When Davila took portraits of Virgil Ortiz, one of the most innovative Pueblo potters, she decided to take classic headshots before taking photos of him in his natural element, creating pottery. “I’ve known Virgil a long time and I saw a face of him, a side of him, I’ve never seen before,” Davila said. Davila saw Ortiz relax into his natural state of being, where his spirit shone the most. “I really like to get to know my subjects,” Davila said. “I love that I’m working with other creative people and finding those special moments is different with every single of them.”

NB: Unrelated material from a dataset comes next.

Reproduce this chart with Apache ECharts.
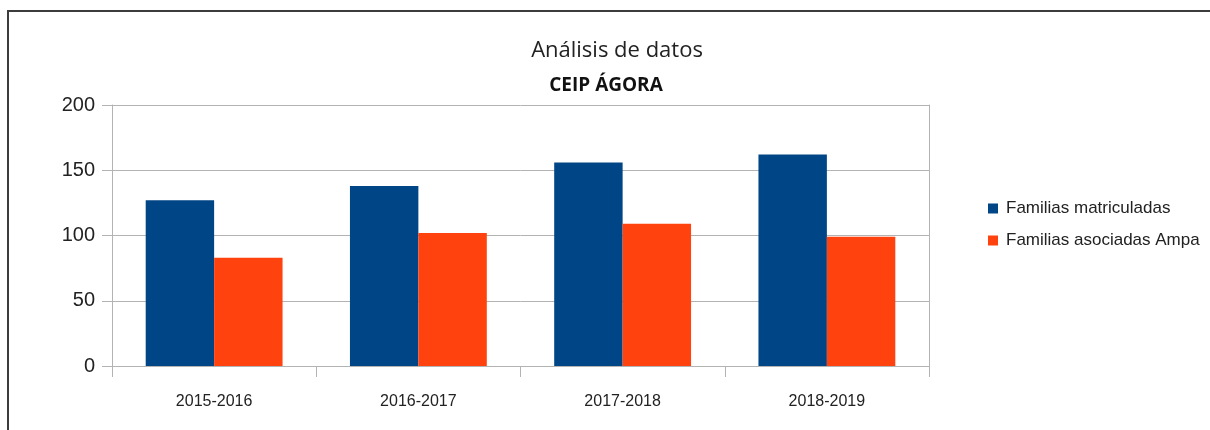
<!DOCTYPE html>
<html>
<head>
<meta charset="utf-8">
<script src="https://cdn.jsdelivr.net/npm/echarts@6/dist/echarts.min.js"></script>
<style>
  html, body { margin: 0; padding: 0; background: #fff; }
  #chart { width: 1210px; height: 430px; }
</style>
</head>
<body>
<div id="chart"></div>
<script>
var cursos = ['2015-2016', '2016-2017', '2017-2018', '2018-2019'];
var matriculadas = [127, 138, 156, 162];
var asociadas = [83, 102, 109, 99];
var yTicks = [0, 50, 100, 150, 200];

var mychart = echarts.init(document.getElementById('chart'));
var gris = '#b3b3b3';
var option = {
  animation: false,
  textStyle: { fontFamily: 'Liberation Sans, Arial, sans-serif' },
  title: [
    {
      text: 'Análisis de datos',
      left: 612, top: 35, textAlign: 'center',
      textStyle: { fontFamily: 'Open Sans', fontSize: 22, fontWeight: 'normal', color: '#222' }
    },
    {
      text: 'CEIP ÁGORA',
      left: 601, top: 71, textAlign: 'center',
      textStyle: { fontFamily: 'Open Sans', fontSize: 19, fontWeight: 'bold', color: '#111' }
    }
  ],
  legend: {
    orient: 'vertical',
    left: 983, top: 195,
    itemWidth: 10, itemHeight: 10, itemGap: 15,
    icon: 'rect',
    textStyle: { fontSize: 17, color: '#222', padding: [0, 0, 0, 3] },
    data: ['Familias matriculadas', 'Familias asociadas Ampa']
  },
  grid: { left: 112, right: 281, top: 105, bottom: 64 },
  xAxis: {
    type: 'category',
    data: cursos,
    axisLine: { lineStyle: { color: gris } },
    axisTick: { show: true, length: 11, lineStyle: { color: gris } },
    axisLabel: { fontSize: 16, color: '#222', margin: 28 }
  },
  yAxis: [
    {
      type: 'value',
      min: yTicks[0], max: yTicks[yTicks.length - 1], interval: 50,
      axisLine: { show: true, lineStyle: { color: gris } },
      axisTick: { show: true, length: 10, lineStyle: { color: gris } },
      axisLabel: { fontSize: 20, color: '#222', margin: 17 },
      splitLine: { lineStyle: { color: gris } }
    },
    {
      type: 'value',
      position: 'right',
      min: 0, max: 200, interval: 50,
      axisLine: { show: true, lineStyle: { color: gris } },
      axisTick: { show: false },
      axisLabel: { show: false },
      splitLine: { show: false }
    }
  ],
  series: [
    {
      name: 'Familias matriculadas',
      type: 'bar',
      data: matriculadas,
      barGap: '0%',
      barCategoryGap: '33%',
      itemStyle: { color: '#004586' }
    },
    {
      name: 'Familias asociadas Ampa',
      type: 'bar',
      data: asociadas,
      itemStyle: { color: '#ff420e' }
    }
  ],
  graphic: [
    {
      type: 'rect',
      shape: { x: 8, y: 11, width: 1400, height: 600 },
      style: { fill: 'none', stroke: '#3c3c3c', lineWidth: 2 },
      silent: true
    }
  ]
};
mychart.setOption(option);
</script>
</body>
</html>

Her style is influenced by classic Americana that’s reminiscent of rockabilly. A good example is “Turquoise & Cotton Candy, Fair Time series.” The photo is of a Navajo woman wearing turquoise jewelry holding cotton candy in her hands. The fair can be seen in the background. The pastel palette along with the classic pin-up style curls and red lips make this photo look like a blast from the past, even though it was taken last year. With such a strong debut at the competitive Indian Market, Davila can look forward to a burgeoning career.